When first hearing Chico Science in a mashup performance of Loustal and Lamento Negro, he thought the combination of the local/global juxtaposition, as well as the difference in geographical location, could launch what would become the Mangue movement into something that would highlight Recife's diversity.

=== Manifesto Mangue ===
The Mangue manifesto, titled "Caranguejos Com Cérebro" (Crabs with Brains), was written by Fred 04 and Renato L. and distributed to the press in 1991. Though his name is not listed as an author when the manifesto was printed, Chico Science likely played a role in its creation. When naming Mangue, Chico Science initially used it solely to describe the fusion of genres and sounds used by Loustal and Lamento Negro. However, soon the word changed to describe more than the specific sound. DJ Renato L. describes Mangue as "a label that we used for a type of cultural cooperative . . . that united some bands [particularly Nação Zumbi and Mundo Livre S/A], some visual artists, some journalists, some unemployed. And the idea, the label mangue emerged because Recife is a city that is constructed on top of the manguezais ["mangrove swamps"]. Our idea at the time [in the early ’90s] was to try to create a cultural scene here in Recife that was as rich and diversified as the mangue swamps, because the swamps are perhaps the ecosystem that has the greatest biodiversity of the planet. So the idea was to create a cultural scene . . . that had the same diversity, that wasn’t tied down to a single rhythm, a single style, or single fashion". That diversity is emphasized in the Mangue manifesto. It is divided into three parts: "Mangue - the Concept", which talks about the biodiversity of the mangue swamps and its importance as an ecosystem to the people of Recife, "Manguetown-The City", which describes a bit of Recife's history and economic situation as being rated one of the worst cities in the world to live in, with a high rate of unemployment and a high rate of people living in slums, and "Mangue-The Scene", which introduces the Mangue movement as a way to inject energy back into the city of Recife and connect it to the circulation of music on a global scale. The named symbol for the movement is "a parabolic antenna put in the mud. Or a caranguejo [crab] remixing ANTHENA by Kraftwerk [a Euro-tech group] on the computer." The idea of the manifesto was to parallel the biodiversity of the mangue to the cultural diversity within Recife and to resuscitate the music and cultural scene, by mixing elements of globally circulating music with elements of regional music.

As a result of the manifesto being published, in 1992 MTV visited Recife to interview both Chico Science and Fred 04. The resulting footage played on MTV in Brazil, in January 1993, causing Mangue to gain traction in the south of Brazil. That same year, Paulo Andre Pires launched the first Abril pro Rock festival in Recife featuring CSNZ and Mundo Livre S/A as well as Nacão Pernambuco, a maracatu band that was gaining attention and growing quickly in popularity.
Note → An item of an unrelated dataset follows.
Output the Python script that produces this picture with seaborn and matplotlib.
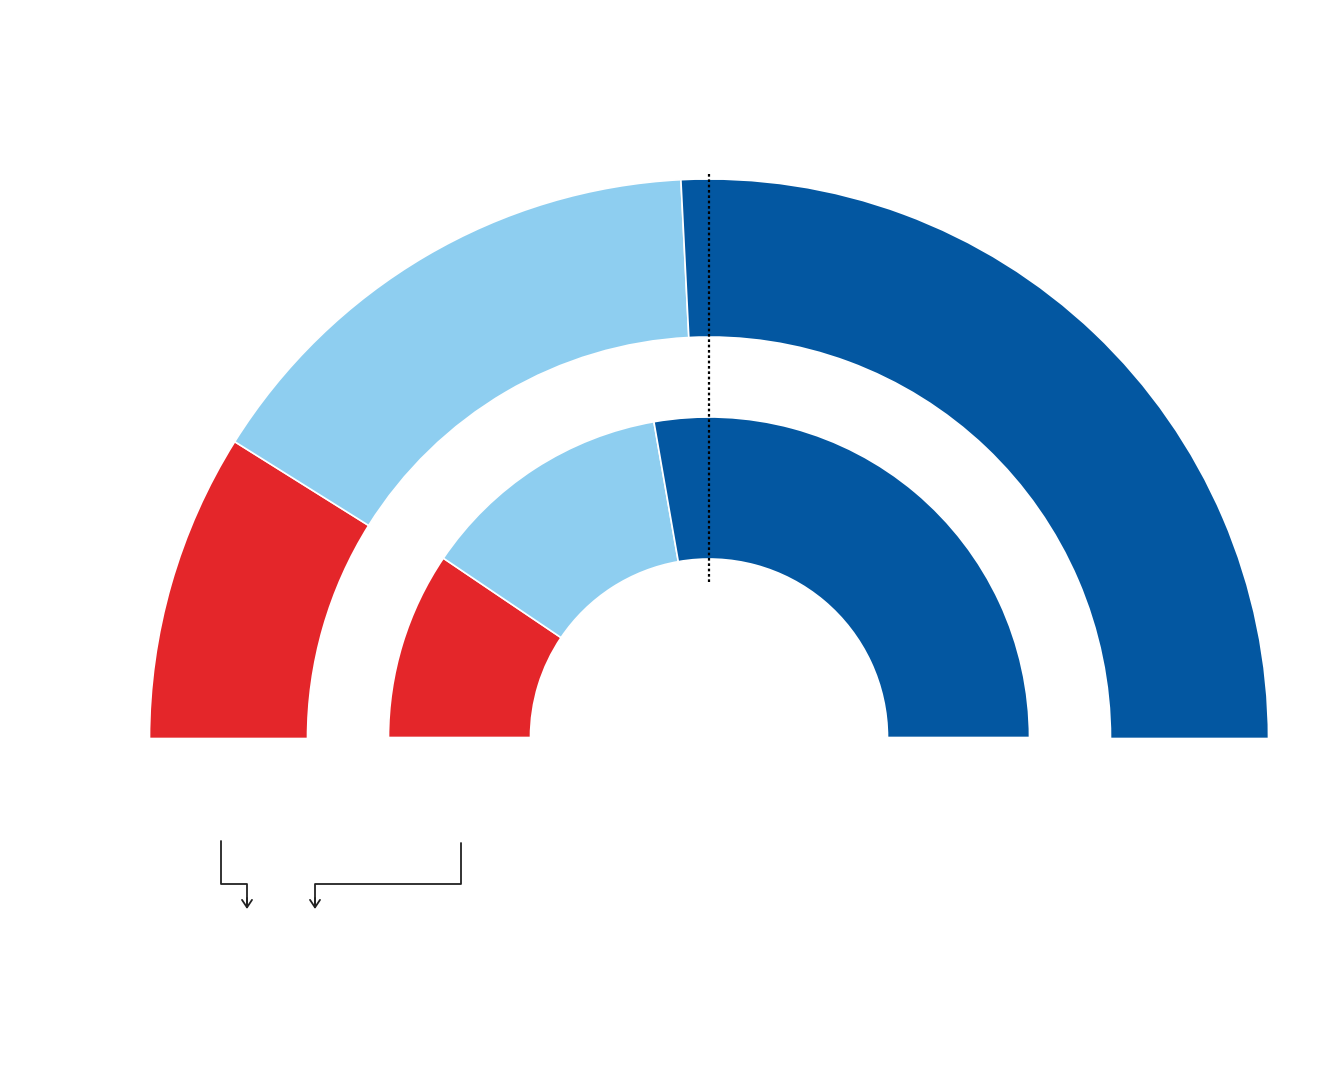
import matplotlib
matplotlib.use("Agg")
import matplotlib.pyplot as plt
import seaborn as sns

# shares in percent (left to right)
parties = ["Red", "Light blue", "Dark blue"]
outer_share = [17.8, 30.6, 51.6]
inner_share = [18.9, 25.6, 55.5]
colors = ["#E4262A", "#8ECEF0", "#0357A1"]

sns.set_theme(style="white")

fig = plt.figure(figsize=(13.2, 10.8), dpi=100)
ax = fig.add_axes([0, 0, 1, 1])
ax.set_xlim(0, 1320)
ax.set_ylim(0, 1080)
ax.set_aspect("equal")
ax.axis("off")

cx, cy = 709, 341.5

# half donuts: values are share of a full circle (so 100% = half turn)
ax.pie([v / 200 for v in outer_share], colors=colors, radius=559.5, center=(cx, cy),
       startangle=180, counterclock=False, normalize=False,
       wedgeprops=dict(width=158, edgecolor="white", linewidth=1.2))
ax.pie([v / 200 for v in inner_share], colors=colors, radius=320.5, center=(cx, cy + 1),
       startangle=180, counterclock=False, normalize=False,
       wedgeprops=dict(width=142, edgecolor="white", linewidth=1.2))
ax.set_xlim(0, 1320)
ax.set_ylim(0, 1080)

# 50% marker
ax.plot([cx, cx], [1080 - 582, 1080 - 173], color="black", linestyle=(0, (1.2, 1.2)), linewidth=1.6)

# connector arrows below the chart
line_kw = dict(color="#222222", linewidth=1.3)
ax.plot([221, 221, 247, 247], [1080 - 841, 1080 - 884, 1080 - 884, 1080 - 905], **line_kw)
ax.plot([461, 461, 315, 315], [1080 - 843, 1080 - 884, 1080 - 884, 1080 - 905], **line_kw)
for x in (247, 315):
    ax.annotate("", xy=(x, 1080 - 909), xytext=(x, 1080 - 898),
                arrowprops=dict(arrowstyle="->,head_length=0.45,head_width=0.3",
                                color="#222222", lw=1.3, shrinkA=0, shrinkB=0))

fig.savefig("out.png", dpi=100, facecolor="white")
The festival had a total audience of 1,500 people. CSNZ and Mundo Livre quickly found success in the music industry after the festival. Both bands toured in São Paulo and Minas Gerais and were picked up by record labels; CSNZ by Sony music, and Mundo Livre by Banguela, which was also the label that was producing music for band Titãs, and both bands produced their first CDs by 1994.